What is needed – Transcribe the material exactly. Images do not belong in the copy.

Data excerpt –
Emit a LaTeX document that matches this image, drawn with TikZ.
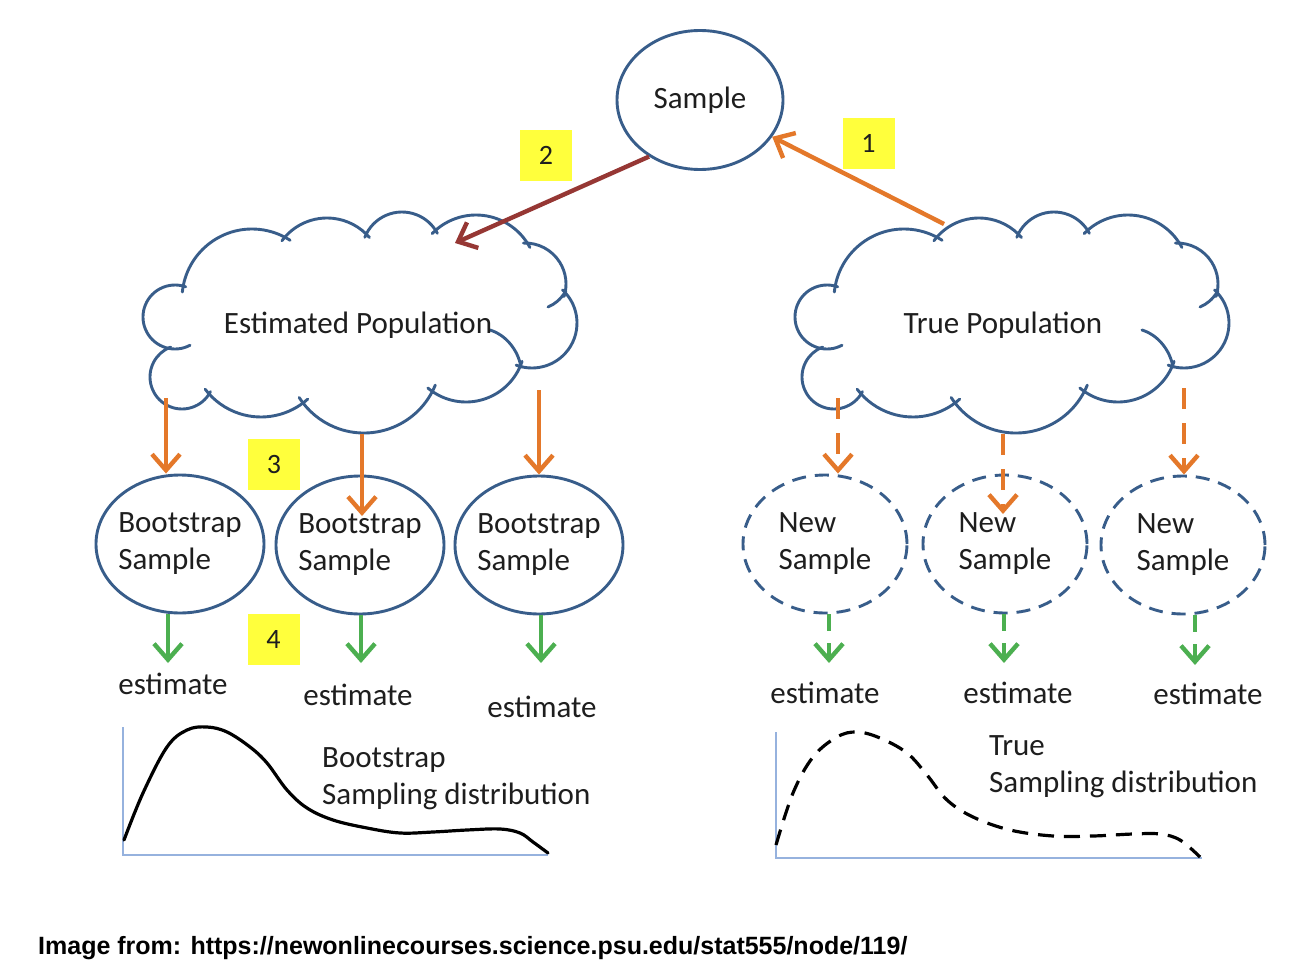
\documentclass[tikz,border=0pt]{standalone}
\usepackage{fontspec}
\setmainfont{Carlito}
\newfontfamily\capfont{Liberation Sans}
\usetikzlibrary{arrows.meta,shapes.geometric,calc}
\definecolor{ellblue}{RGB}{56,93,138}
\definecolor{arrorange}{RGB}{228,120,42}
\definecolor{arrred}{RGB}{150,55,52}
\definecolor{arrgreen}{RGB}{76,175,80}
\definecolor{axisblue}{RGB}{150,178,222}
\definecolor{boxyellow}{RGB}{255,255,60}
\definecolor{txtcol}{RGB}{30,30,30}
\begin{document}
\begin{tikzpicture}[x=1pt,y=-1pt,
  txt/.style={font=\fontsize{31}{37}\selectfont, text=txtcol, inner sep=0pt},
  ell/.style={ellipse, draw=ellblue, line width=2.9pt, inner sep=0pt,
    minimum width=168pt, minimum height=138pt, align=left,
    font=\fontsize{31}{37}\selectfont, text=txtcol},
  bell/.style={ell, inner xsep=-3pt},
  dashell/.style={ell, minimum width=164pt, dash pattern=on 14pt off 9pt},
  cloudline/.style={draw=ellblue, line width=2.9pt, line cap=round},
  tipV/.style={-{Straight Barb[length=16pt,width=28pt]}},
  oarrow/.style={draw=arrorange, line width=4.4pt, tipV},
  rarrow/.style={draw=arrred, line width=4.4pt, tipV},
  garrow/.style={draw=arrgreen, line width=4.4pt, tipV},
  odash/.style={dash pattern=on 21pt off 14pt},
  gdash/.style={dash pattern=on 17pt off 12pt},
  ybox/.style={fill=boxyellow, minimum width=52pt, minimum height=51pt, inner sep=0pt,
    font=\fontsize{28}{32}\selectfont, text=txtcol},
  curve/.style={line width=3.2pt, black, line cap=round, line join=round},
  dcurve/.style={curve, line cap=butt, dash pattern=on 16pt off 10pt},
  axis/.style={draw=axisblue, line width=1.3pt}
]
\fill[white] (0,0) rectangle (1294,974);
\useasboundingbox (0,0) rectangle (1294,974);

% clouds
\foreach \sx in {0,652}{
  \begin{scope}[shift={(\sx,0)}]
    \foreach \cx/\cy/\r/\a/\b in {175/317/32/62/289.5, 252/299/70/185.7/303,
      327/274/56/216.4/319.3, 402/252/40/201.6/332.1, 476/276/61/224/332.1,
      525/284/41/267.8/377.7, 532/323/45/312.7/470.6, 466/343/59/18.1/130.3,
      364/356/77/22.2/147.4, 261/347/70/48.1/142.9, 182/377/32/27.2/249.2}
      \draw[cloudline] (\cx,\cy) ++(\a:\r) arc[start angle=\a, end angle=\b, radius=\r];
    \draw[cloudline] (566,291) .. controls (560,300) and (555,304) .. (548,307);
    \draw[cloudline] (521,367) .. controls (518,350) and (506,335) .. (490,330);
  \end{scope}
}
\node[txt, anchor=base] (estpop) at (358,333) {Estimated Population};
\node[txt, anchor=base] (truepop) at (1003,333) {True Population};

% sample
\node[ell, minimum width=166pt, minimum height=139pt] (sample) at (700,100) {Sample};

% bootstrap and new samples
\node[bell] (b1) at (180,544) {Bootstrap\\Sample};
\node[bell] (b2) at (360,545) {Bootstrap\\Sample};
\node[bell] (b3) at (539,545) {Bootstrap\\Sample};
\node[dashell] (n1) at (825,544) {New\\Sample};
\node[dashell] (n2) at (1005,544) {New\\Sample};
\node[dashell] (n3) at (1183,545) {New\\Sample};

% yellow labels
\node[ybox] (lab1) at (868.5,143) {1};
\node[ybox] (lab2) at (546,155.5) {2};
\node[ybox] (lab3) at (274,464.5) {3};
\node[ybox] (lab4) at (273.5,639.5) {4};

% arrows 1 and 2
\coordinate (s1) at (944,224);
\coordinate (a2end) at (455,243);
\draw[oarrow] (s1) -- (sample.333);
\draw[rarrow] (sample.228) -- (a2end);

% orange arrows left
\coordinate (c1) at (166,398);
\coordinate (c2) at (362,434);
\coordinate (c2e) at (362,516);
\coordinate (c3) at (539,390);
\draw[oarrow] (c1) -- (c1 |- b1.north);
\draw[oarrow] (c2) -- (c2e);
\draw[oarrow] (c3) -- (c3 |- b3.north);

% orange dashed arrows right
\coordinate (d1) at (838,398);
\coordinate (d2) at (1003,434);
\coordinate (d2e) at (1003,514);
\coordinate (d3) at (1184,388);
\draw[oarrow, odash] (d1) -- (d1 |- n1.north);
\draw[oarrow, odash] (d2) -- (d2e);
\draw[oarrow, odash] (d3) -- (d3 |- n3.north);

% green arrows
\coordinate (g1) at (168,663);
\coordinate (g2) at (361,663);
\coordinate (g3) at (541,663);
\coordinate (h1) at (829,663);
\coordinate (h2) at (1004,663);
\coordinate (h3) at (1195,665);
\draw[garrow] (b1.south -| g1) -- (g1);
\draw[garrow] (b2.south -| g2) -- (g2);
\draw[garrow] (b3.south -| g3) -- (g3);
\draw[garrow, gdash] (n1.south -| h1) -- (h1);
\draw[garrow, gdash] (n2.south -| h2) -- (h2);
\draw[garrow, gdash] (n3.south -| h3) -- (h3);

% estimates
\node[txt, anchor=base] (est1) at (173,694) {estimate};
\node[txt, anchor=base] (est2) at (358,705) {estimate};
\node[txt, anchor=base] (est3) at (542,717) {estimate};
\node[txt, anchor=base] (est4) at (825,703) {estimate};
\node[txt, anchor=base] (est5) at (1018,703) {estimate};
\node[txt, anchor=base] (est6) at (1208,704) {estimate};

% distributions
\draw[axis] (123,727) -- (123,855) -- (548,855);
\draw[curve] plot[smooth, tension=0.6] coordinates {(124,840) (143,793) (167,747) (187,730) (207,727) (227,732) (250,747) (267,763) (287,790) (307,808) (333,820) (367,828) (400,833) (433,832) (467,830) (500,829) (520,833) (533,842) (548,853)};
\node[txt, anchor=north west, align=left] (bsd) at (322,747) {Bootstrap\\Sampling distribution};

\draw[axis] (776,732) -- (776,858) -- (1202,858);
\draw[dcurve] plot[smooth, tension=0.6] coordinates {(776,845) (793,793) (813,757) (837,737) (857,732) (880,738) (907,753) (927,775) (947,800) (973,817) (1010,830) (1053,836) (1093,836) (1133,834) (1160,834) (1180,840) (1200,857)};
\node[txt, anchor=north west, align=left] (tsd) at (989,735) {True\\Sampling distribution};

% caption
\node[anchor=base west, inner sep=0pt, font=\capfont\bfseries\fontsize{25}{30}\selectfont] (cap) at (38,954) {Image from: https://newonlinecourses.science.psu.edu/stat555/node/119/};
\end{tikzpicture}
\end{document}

Answer to this exercise –
Emit a LaTeX document that matches this image, drawn with TikZ.
\documentclass[tikz,border=0pt]{standalone}
\usepackage{fontspec}
\setmainfont{Carlito}
\newfontfamily\capfont{Liberation Sans}
\usetikzlibrary{arrows.meta,shapes.geometric,calc}
\definecolor{ellblue}{RGB}{56,93,138}
\definecolor{arrorange}{RGB}{228,120,42}
\definecolor{arrred}{RGB}{150,55,52}
\definecolor{arrgreen}{RGB}{76,175,80}
\definecolor{axisblue}{RGB}{150,178,222}
\definecolor{boxyellow}{RGB}{255,255,60}
\definecolor{txtcol}{RGB}{30,30,30}
\begin{document}
\begin{tikzpicture}[x=1pt,y=-1pt,
  txt/.style={font=\fontsize{31}{37}\selectfont, text=txtcol, inner sep=0pt},
  ell/.style={ellipse, draw=ellblue, line width=2.9pt, inner sep=0pt,
    minimum width=168pt, minimum height=138pt, align=left,
    font=\fontsize{31}{37}\selectfont, text=txtcol},
  bell/.style={ell, inner xsep=-3pt},
  dashell/.style={ell, minimum width=164pt, dash pattern=on 14pt off 9pt},
  cloudline/.style={draw=ellblue, line width=2.9pt, line cap=round},
  tipV/.style={-{Straight Barb[length=16pt,width=28pt]}},
  oarrow/.style={draw=arrorange, line width=4.4pt, tipV},
  rarrow/.style={draw=arrred, line width=4.4pt, tipV},
  garrow/.style={draw=arrgreen, line width=4.4pt, tipV},
  odash/.style={dash pattern=on 21pt off 14pt},
  gdash/.style={dash pattern=on 17pt off 12pt},
  ybox/.style={fill=boxyellow, minimum width=52pt, minimum height=51pt, inner sep=0pt,
    font=\fontsize{28}{32}\selectfont, text=txtcol},
  curve/.style={line width=3.2pt, black, line cap=round, line join=round},
  dcurve/.style={curve, line cap=butt, dash pattern=on 16pt off 10pt},
  axis/.style={draw=axisblue, line width=1.3pt}
]
\fill[white] (0,0) rectangle (1294,974);
\useasboundingbox (0,0) rectangle (1294,974);

% clouds
\foreach \sx in {0,652}{
  \begin{scope}[shift={(\sx,0)}]
    \foreach \cx/\cy/\r/\a/\b in {175/317/32/62/289.5, 252/299/70/185.7/303,
      327/274/56/216.4/319.3, 402/252/40/201.6/332.1, 476/276/61/224/332.1,
      525/284/41/267.8/377.7, 532/323/45/312.7/470.6, 466/343/59/18.1/130.3,
      364/356/77/22.2/147.4, 261/347/70/48.1/142.9, 182/377/32/27.2/249.2}
      \draw[cloudline] (\cx,\cy) ++(\a:\r) arc[start angle=\a, end angle=\b, radius=\r];
    \draw[cloudline] (566,291) .. controls (560,300) and (555,304) .. (548,307);
    \draw[cloudline] (521,367) .. controls (518,350) and (506,335) .. (490,330);
  \end{scope}
}
\node[txt, anchor=base] (estpop) at (358,333) {Estimated Population};
\node[txt, anchor=base] (truepop) at (1003,333) {True Population};

% sample
\node[ell, minimum width=166pt, minimum height=139pt] (sample) at (700,100) {Sample};

% bootstrap and new samples
\node[bell] (b1) at (180,544) {Bootstrap\\Sample};
\node[bell] (b2) at (360,545) {Bootstrap\\Sample};
\node[bell] (b3) at (539,545) {Bootstrap\\Sample};
\node[dashell] (n1) at (825,544) {New\\Sample};
\node[dashell] (n2) at (1005,544) {New\\Sample};
\node[dashell] (n3) at (1183,545) {New\\Sample};

% yellow labels
\node[ybox] (lab1) at (868.5,143) {1};
\node[ybox] (lab2) at (546,155.5) {2};
\node[ybox] (lab3) at (274,464.5) {3};
\node[ybox] (lab4) at (273.5,639.5) {4};

% arrows 1 and 2
\coordinate (s1) at (944,224);
\coordinate (a2end) at (455,243);
\draw[oarrow] (s1) -- (sample.333);
\draw[rarrow] (sample.228) -- (a2end);

% orange arrows left
\coordinate (c1) at (166,398);
\coordinate (c2) at (362,434);
\coordinate (c2e) at (362,516);
\coordinate (c3) at (539,390);
\draw[oarrow] (c1) -- (c1 |- b1.north);
\draw[oarrow] (c2) -- (c2e);
\draw[oarrow] (c3) -- (c3 |- b3.north);

% orange dashed arrows right
\coordinate (d1) at (838,398);
\coordinate (d2) at (1003,434);
\coordinate (d2e) at (1003,514);
\coordinate (d3) at (1184,388);
\draw[oarrow, odash] (d1) -- (d1 |- n1.north);
\draw[oarrow, odash] (d2) -- (d2e);
\draw[oarrow, odash] (d3) -- (d3 |- n3.north);

% green arrows
\coordinate (g1) at (168,663);
\coordinate (g2) at (361,663);
\coordinate (g3) at (541,663);
\coordinate (h1) at (829,663);
\coordinate (h2) at (1004,663);
\coordinate (h3) at (1195,665);
\draw[garrow] (b1.south -| g1) -- (g1);
\draw[garrow] (b2.south -| g2) -- (g2);
\draw[garrow] (b3.south -| g3) -- (g3);
\draw[garrow, gdash] (n1.south -| h1) -- (h1);
\draw[garrow, gdash] (n2.south -| h2) -- (h2);
\draw[garrow, gdash] (n3.south -| h3) -- (h3);

% estimates
\node[txt, anchor=base] (est1) at (173,694) {estimate};
\node[txt, anchor=base] (est2) at (358,705) {estimate};
\node[txt, anchor=base] (est3) at (542,717) {estimate};
\node[txt, anchor=base] (est4) at (825,703) {estimate};
\node[txt, anchor=base] (est5) at (1018,703) {estimate};
\node[txt, anchor=base] (est6) at (1208,704) {estimate};

% distributions
\draw[axis] (123,727) -- (123,855) -- (548,855);
\draw[curve] plot[smooth, tension=0.6] coordinates {(124,840) (143,793) (167,747) (187,730) (207,727) (227,732) (250,747) (267,763) (287,790) (307,808) (333,820) (367,828) (400,833) (433,832) (467,830) (500,829) (520,833) (533,842) (548,853)};
\node[txt, anchor=north west, align=left] (bsd) at (322,747) {Bootstrap\\Sampling distribution};

\draw[axis] (776,732) -- (776,858) -- (1202,858);
\draw[dcurve] plot[smooth, tension=0.6] coordinates {(776,845) (793,793) (813,757) (837,737) (857,732) (880,738) (907,753) (927,775) (947,800) (973,817) (1010,830) (1053,836) (1093,836) (1133,834) (1160,834) (1180,840) (1200,857)};
\node[txt, anchor=north west, align=left] (tsd) at (989,735) {True\\Sampling distribution};

% caption
\node[anchor=base west, inner sep=0pt, font=\capfont\bfseries\fontsize{25}{30}\selectfont] (cap) at (38,954) {Image from: https://newonlinecourses.science.psu.edu/stat555/node/119/};
\end{tikzpicture}
\end{document}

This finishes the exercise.